There was also a benefit that reading the daily paper directly helped me with my job at the time. (I needed to watch trends, find little underreported stories, etc.) Reading the paper version, as opposed to the online, helped me find stories that I missed when I merely browsed the online version.

But part of the reason that I decided that I needed to make myself read the paper, was also an identity issue. I'm a former reporter. I also grew up in a household where breakfast (mostly with my father) was shared over the morning paper and TV news. In my early 20s I dropped the habit of getting the daily paper delivered because I wasn't reading them.

But I suspect that, except in cases where reading a newspaper is a valid career-helping exercise, people either have newspaper habits or they don't. Meaning if you never read your daily newspaper, its not something you are likely to just automatically take up reading, no matter what the content is.

I will say this, when I visit my parents in Ohio and I read the Akron Beacon Journal I thank my lucky stars I at least live in a town with a real paper. Because despite the problem I have with the Washington Post, they are niggling compared to what is wrong with the Akron Beacon Journal.

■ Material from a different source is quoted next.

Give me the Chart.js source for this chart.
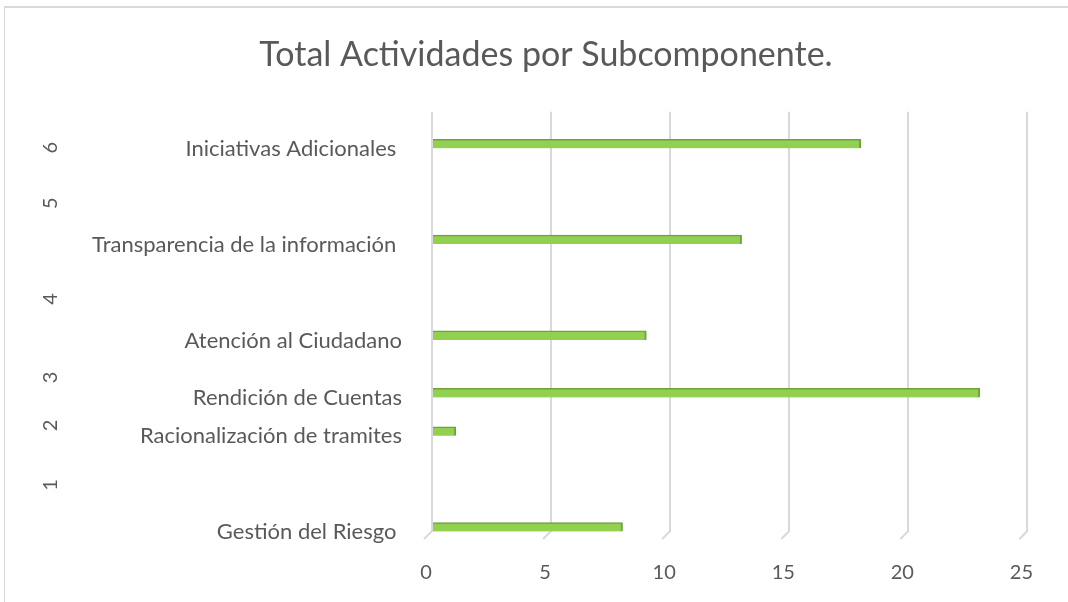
<!DOCTYPE html>
<html><head><meta charset="utf-8">
<script src="https://cdn.jsdelivr.net/npm/chart.js@4/dist/chart.umd.min.js"></script>
<style>
html,body{margin:0;padding:0;background:#fff;overflow:hidden;width:1068px;height:602px;}
#frame{position:absolute;left:4px;top:6px;width:1200px;height:700px;border-top:2px solid #d9d9d9;border-left:1px solid #d9d9d9;}
canvas{position:absolute;left:0;top:0;}
</style></head><body>
<div id="frame"></div>
<canvas id="c" width="1068" height="602"></canvas>
<script>
// Data (bottom to top)
const categories = ['Gestión del Riesgo ', 'Racionalización de tramites', 'Rendición de Cuentas', 'Atención al Ciudadano', 'Transparencia de la información ', 'Iniciativas Adicionales '];
const rowPositions = [0, 5, 7, 10, 15, 20];
const activities = [8, 1, 23, 9, 13, 18];
const xTickValues = [0, 5, 10, 15, 20, 25];
const groupNumbers = ['1', '2', '3', '4', '5', '6'];
const groupPositions = [2.2, 5.3, 7.8, 11.9, 16.9, 19.8];

const TEXT = '#595959';
const FONT = 'Lato';
const GRID = '#d9d9d9';

// small 3D "floor" slant at the foot of each vertical gridline
const floorPlugin = {
  id: 'floor',
  beforeDatasetsDraw(chart) {
    const { ctx, chartArea, scales } = chart;
    ctx.save();
    ctx.strokeStyle = GRID;
    ctx.lineWidth = 2;
    scales.x.ticks.forEach(t => {
      const px = scales.x.getPixelForValue(t.value);
      ctx.beginPath();
      ctx.moveTo(px, chartArea.bottom - 1);
      ctx.lineTo(px - 8, chartArea.bottom + 7);
      ctx.stroke();
    });
    ctx.restore();
  }
};

new Chart(document.getElementById('c'), {
  type: 'bar',
  data: {
    datasets: [{
      data: rowPositions.map((p, i) => ({ x: activities[i], y: p })),
      backgroundColor: '#92D050',
      borderColor: '#6FA23C',
      borderWidth: { top: 1.5, right: 2, bottom: 0, left: 0 },
      borderSkipped: false,
      barThickness: 9
    }]
  },
  plugins: [floorPlugin],
  options: {
    indexAxis: 'y',
    responsive: false,
    animation: false,
    devicePixelRatio: 1,
    layout: { padding: { left: 24, right: 0, top: 0, bottom: 20 } },
    plugins: {
      legend: { display: false },
      tooltip: { enabled: false },
      title: {
        display: true,
        text: 'Total Actividades por Subcomponente.',
        color: TEXT,
        font: { family: FONT, size: 34, weight: 'normal', lineHeight: 1.2 },
        padding: { top: 35, bottom: 36 }
      }
    },
    scales: {
      x: {
        type: 'linear',
        min: 0,
        max: 26.68,
        afterBuildTicks: s => { s.ticks = xTickValues.map(v => ({ value: v })); },
        afterFit: s => { s.height = 50; },
        ticks: { padding: 29, labelOffset: -6, color: TEXT, font: { family: FONT, size: 20 }, callback: v => String(v) },
        grid: { color: GRID, lineWidth: 2, drawTicks: false },
        border: { display: false }
      },
      y: {
        type: 'linear',
        position: 'left',
        weight: 0,
        offset: false,
        min: -0.26,
        max: 21.67,
        afterBuildTicks: s => { s.ticks = rowPositions.map(v => ({ value: v })); },
        afterFit: s => { s.width = 362; },
        ticks: { autoSkip: false, padding: 30, labelOffset: 5, color: TEXT, font: { family: FONT, size: 22 }, callback: (v, i) => categories[i] },
        grid: { display: false, drawTicks: false, offset: false },
        border: { display: false }
      },
      yNum: {
        type: 'linear',
        position: 'left',
        weight: 1,
        offset: false,
        min: -0.26,
        max: 21.67,
        afterBuildTicks: s => { s.ticks = groupPositions.map(v => ({ value: v })); },
        afterFit: s => { s.width = 46; },
        ticks: { autoSkip: false, minRotation: 90, maxRotation: 90, crossAlign: 'center', padding: 14, color: TEXT, font: { family: FONT, size: 20 }, callback: (v, i) => groupNumbers[i] },
        grid: { display: false, drawTicks: false, offset: false },
        border: { display: false }
      }
    }
  }
});
</script>
</body></html>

I don't think people who choose not to read their daily newspaper need to defend themselves. I suspect that if the only reason you are told you need to stay informed is "civic duty" then that's a lousy reason to hang onto a product. Either you are reading the paper because its something you enjoy, or you read it because it provides you with information you can't obtain in other (simpler) means. I would imagine if someone listens to the radio and watches TV news they probably do not feel they are "missing" any major information out there that they need to know about. It's not like they wouldn't know who won the New Hampshire primary or whether the schools were closed. So what exactly are non-readers missing if they don't get a daily paper. I think newspapers need to explain that to the non-readers. Its no longer self-evident.


Anonymous said...

I like the ABJ. Or at least the sports section. Before Terry Pluto left.

Jim in Cleveland

Anonymous said...

I sometimes read the online version.
Does that count?

NewsCat said...

Depends, is that want the publisher wants? I suspect not. I think he wants to know how to grow readership of the hardcopy edition.

Anonymous said...

Not totally true. Ad revenue for online versions of newspapers is up, even if circulation is down. It is costlier to produce a newspaper--you are paying for a lot of overhead. With online papers, the overhead is much lower--no ink, no paper, no delivery, etc. When you pay money to buy a newspaper, you are basically paying for the ink and paper. Time will tell if online versions of papers prove to be solvent.

Jim in Cleveland

Anonymous said...

When I read the ABJ, it's so local and provincial. Generally I don't read physical papers because the environmental impact makes me feel guilty.